> [TASK BRIEF]:
Output the lines from the top of the entries below to the line with "[[c, p] for", both included, exactly and without pictures.

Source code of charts
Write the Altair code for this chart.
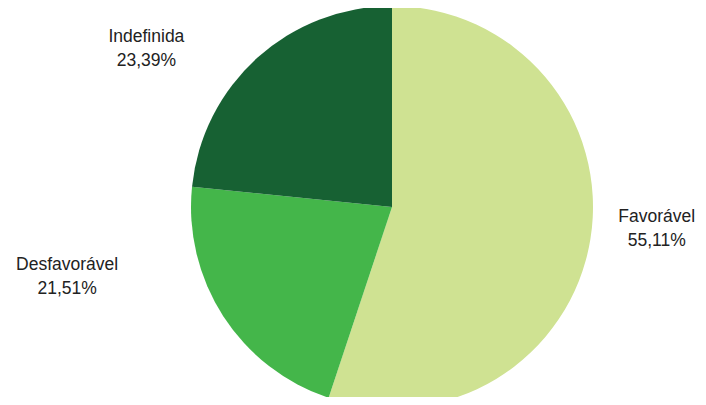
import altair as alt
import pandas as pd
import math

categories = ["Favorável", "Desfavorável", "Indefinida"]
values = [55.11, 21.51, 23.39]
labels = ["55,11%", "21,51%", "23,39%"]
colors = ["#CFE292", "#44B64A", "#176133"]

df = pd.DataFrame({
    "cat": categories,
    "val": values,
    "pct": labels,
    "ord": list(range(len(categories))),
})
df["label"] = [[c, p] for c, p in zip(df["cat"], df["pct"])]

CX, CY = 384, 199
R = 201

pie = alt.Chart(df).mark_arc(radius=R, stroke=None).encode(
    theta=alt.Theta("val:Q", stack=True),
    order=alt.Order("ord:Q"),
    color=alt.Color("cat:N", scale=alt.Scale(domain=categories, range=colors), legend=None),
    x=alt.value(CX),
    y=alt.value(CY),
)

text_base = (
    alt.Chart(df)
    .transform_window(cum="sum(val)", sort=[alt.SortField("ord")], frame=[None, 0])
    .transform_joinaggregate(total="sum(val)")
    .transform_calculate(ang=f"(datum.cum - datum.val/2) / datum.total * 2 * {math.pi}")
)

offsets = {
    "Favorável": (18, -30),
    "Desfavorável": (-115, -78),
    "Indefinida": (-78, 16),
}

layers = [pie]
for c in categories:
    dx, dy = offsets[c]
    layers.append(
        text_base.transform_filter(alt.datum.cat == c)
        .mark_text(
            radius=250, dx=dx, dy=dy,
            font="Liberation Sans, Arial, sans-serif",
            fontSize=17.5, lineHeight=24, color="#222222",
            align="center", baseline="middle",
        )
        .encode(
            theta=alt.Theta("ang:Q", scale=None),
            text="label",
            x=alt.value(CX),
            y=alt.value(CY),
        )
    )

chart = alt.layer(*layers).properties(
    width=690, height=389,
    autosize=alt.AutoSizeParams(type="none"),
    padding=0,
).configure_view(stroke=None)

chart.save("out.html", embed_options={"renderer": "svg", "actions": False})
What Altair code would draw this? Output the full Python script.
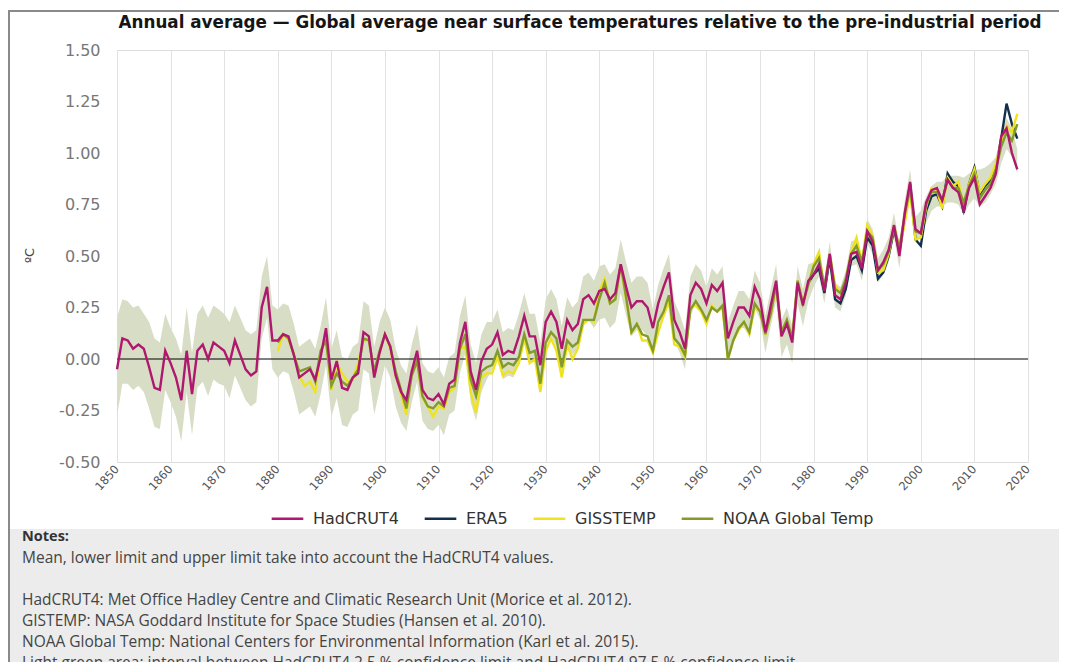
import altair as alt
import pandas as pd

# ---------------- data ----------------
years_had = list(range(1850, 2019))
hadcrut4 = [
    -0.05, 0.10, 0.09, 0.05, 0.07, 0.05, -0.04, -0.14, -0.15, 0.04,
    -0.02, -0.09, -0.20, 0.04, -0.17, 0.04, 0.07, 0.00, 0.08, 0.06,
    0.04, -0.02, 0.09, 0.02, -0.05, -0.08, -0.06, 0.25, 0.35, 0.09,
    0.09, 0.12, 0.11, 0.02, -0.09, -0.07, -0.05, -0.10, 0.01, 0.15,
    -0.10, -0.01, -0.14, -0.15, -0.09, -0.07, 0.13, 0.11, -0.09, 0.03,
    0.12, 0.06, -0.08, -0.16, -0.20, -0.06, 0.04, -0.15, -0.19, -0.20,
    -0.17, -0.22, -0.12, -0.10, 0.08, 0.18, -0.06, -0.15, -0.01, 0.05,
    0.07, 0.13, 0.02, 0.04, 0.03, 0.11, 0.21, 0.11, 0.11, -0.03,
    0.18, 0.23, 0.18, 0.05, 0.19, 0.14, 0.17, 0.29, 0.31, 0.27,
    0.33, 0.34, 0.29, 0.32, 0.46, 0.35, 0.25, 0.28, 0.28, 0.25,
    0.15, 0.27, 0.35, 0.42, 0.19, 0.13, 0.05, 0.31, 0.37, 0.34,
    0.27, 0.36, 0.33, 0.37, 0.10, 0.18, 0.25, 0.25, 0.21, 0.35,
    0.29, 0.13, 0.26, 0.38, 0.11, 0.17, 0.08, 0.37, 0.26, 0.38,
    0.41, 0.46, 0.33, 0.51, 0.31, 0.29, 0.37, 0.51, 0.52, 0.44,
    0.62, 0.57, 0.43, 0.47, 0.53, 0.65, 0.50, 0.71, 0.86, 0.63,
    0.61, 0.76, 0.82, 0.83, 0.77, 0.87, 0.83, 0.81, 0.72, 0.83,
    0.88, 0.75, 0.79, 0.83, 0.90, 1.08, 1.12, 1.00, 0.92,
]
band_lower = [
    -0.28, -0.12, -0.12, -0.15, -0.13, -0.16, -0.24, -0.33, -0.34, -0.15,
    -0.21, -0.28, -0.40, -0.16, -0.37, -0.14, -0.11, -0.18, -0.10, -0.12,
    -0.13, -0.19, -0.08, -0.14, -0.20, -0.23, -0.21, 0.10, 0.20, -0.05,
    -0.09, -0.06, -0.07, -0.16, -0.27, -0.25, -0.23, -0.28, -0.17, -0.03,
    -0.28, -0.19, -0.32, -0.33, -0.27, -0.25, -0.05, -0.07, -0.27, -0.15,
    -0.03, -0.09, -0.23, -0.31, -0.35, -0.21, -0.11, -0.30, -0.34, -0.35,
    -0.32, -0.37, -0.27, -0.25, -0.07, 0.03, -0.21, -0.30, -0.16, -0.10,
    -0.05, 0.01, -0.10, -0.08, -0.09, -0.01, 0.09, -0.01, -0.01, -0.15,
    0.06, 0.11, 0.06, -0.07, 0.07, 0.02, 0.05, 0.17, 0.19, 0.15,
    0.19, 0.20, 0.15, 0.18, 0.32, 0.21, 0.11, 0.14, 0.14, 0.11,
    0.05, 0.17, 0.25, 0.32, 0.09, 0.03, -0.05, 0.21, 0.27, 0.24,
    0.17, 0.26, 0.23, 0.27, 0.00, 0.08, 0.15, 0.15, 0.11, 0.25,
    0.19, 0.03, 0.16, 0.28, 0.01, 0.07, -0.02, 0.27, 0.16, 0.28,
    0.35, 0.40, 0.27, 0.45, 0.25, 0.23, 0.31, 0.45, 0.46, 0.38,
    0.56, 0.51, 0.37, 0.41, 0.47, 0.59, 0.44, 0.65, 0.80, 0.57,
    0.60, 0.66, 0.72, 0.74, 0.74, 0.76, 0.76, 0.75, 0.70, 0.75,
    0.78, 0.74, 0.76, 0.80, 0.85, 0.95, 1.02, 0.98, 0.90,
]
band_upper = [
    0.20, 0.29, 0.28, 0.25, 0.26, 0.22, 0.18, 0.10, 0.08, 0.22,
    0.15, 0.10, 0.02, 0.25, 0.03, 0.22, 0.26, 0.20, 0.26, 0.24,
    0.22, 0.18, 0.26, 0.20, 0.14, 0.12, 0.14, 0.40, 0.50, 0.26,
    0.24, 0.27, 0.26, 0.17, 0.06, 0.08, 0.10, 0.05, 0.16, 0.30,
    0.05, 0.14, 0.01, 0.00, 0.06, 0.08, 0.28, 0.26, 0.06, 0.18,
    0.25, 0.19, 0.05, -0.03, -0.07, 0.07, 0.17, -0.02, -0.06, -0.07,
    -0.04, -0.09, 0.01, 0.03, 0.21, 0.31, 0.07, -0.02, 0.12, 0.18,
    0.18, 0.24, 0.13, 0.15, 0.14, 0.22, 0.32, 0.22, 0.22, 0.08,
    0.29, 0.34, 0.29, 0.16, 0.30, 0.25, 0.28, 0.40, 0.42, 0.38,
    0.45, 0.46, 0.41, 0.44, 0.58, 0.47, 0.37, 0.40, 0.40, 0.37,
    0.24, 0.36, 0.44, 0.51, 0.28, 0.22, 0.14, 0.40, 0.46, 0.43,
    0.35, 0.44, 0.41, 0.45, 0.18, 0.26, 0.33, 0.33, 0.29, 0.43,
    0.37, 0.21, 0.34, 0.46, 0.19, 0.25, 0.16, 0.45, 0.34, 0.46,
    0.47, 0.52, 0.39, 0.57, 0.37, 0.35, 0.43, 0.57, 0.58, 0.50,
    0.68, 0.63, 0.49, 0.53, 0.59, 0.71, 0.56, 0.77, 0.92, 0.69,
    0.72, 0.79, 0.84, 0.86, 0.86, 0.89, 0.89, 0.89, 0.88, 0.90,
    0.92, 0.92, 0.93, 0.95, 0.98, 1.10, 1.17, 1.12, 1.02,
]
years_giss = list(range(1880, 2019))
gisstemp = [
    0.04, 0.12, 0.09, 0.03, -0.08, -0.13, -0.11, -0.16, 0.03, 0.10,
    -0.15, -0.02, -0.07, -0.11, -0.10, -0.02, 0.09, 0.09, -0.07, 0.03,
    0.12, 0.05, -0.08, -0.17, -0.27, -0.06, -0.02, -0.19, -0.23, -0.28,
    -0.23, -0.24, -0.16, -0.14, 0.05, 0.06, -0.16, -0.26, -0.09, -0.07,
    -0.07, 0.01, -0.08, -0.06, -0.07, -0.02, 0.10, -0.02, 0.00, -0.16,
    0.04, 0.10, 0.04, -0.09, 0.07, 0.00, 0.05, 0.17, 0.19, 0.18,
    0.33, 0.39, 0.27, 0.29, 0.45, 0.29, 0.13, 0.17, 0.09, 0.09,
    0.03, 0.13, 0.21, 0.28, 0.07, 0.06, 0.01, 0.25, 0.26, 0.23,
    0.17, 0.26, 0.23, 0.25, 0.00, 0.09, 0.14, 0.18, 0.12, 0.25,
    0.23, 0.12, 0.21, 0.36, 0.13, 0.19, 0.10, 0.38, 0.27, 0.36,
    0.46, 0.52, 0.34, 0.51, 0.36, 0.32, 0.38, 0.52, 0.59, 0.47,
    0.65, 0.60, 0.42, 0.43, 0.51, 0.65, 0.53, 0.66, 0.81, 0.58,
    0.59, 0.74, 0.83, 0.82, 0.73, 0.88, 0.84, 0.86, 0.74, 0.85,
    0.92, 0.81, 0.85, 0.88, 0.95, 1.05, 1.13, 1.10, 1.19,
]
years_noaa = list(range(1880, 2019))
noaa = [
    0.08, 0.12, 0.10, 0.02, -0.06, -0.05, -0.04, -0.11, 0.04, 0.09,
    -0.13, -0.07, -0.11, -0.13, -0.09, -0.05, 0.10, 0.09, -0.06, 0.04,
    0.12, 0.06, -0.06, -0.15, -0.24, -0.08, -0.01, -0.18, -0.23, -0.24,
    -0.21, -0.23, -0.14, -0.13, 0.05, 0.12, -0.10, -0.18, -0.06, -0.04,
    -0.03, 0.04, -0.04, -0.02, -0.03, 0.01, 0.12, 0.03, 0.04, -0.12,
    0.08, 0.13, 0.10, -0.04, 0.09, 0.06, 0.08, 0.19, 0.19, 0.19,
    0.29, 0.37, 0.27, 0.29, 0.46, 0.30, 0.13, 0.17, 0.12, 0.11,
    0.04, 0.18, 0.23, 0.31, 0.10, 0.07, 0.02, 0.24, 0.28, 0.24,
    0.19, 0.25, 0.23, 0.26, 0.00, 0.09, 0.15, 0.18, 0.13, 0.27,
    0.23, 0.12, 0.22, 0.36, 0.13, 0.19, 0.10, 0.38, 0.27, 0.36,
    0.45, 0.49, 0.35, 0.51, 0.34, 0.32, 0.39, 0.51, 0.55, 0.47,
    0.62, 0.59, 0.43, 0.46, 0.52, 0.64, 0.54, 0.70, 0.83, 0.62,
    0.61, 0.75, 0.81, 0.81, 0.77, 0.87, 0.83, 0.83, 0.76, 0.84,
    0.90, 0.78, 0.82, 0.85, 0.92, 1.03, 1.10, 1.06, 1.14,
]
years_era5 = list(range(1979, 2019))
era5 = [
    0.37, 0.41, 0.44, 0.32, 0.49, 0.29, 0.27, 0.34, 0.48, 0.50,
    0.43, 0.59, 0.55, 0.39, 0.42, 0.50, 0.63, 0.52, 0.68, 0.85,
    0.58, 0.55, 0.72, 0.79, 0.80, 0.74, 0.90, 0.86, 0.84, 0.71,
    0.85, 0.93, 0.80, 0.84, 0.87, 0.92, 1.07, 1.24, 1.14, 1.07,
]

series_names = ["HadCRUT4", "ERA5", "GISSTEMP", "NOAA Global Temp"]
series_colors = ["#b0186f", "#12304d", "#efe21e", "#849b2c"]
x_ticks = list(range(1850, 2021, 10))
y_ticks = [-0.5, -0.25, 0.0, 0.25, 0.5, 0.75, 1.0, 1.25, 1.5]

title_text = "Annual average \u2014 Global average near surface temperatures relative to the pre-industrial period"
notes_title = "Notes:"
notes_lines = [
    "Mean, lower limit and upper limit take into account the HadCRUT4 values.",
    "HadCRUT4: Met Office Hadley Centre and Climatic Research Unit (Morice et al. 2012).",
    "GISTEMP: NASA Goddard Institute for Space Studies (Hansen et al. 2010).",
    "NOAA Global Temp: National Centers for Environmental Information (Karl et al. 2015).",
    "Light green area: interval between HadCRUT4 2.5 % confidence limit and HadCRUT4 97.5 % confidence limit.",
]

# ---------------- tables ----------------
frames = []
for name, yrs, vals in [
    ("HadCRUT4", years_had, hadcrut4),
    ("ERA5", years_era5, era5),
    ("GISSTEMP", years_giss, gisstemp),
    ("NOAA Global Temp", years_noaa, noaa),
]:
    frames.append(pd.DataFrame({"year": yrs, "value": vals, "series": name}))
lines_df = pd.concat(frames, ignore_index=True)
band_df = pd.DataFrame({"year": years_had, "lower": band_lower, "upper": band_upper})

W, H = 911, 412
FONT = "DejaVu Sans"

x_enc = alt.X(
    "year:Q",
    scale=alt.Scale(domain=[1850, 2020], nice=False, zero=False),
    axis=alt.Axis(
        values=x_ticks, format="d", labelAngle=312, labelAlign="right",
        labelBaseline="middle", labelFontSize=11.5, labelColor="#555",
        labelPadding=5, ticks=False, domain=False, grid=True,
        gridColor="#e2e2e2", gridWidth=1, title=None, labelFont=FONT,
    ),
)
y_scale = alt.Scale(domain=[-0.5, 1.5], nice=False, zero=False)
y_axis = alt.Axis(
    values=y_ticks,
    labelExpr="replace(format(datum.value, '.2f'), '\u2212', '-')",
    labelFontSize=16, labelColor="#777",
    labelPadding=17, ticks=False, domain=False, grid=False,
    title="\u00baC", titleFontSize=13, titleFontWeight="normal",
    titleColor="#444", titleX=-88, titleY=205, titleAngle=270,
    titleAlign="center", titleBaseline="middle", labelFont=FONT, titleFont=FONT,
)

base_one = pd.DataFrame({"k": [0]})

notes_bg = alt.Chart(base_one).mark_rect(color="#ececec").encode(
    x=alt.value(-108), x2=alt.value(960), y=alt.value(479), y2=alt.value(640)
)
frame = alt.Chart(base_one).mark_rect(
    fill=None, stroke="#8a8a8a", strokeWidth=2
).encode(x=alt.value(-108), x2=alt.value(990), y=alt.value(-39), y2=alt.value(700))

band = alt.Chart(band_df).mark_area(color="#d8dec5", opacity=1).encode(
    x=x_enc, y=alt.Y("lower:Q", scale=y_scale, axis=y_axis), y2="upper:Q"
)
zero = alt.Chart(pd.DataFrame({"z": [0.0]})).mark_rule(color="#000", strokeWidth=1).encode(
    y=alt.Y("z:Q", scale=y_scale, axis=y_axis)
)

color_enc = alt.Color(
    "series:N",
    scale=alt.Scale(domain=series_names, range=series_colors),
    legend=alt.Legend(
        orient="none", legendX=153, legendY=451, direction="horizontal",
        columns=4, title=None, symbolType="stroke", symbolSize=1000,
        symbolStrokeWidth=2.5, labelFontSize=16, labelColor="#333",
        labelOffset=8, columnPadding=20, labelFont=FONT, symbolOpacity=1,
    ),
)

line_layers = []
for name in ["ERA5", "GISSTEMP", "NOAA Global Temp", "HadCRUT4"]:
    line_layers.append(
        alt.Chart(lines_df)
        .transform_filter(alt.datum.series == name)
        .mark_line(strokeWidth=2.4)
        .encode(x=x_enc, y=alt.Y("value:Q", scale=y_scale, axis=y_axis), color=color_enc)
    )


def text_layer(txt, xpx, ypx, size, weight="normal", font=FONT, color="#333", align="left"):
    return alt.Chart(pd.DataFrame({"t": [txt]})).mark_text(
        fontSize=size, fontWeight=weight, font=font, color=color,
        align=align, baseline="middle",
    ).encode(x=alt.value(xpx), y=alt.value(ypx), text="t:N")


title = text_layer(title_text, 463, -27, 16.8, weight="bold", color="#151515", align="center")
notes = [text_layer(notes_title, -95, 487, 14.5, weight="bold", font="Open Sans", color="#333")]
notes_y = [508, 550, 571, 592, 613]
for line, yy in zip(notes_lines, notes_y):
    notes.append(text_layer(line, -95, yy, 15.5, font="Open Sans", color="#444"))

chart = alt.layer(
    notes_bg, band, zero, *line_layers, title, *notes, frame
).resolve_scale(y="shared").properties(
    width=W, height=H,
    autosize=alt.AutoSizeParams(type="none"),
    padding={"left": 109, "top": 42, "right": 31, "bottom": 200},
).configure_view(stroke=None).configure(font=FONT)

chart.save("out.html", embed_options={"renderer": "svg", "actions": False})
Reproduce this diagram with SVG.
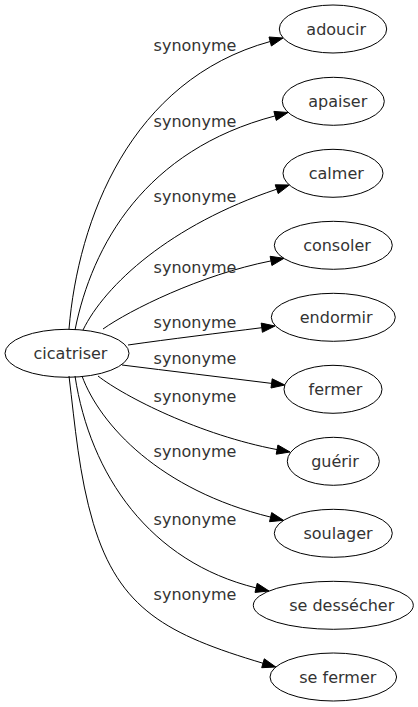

> [COMPLETE ANSWER]:
Write the Altair code for this chart.
import altair as alt
import pandas as pd
import math

categories = ["Favorável", "Desfavorável", "Indefinida"]
values = [55.11, 21.51, 23.39]
labels = ["55,11%", "21,51%", "23,39%"]
colors = ["#CFE292", "#44B64A", "#176133"]

df = pd.DataFrame({
    "cat": categories,
    "val": values,
    "pct": labels,
    "ord": list(range(len(categories))),
})
df["label"] = [[c, p] for c, p in zip(df["cat"], df["pct"])]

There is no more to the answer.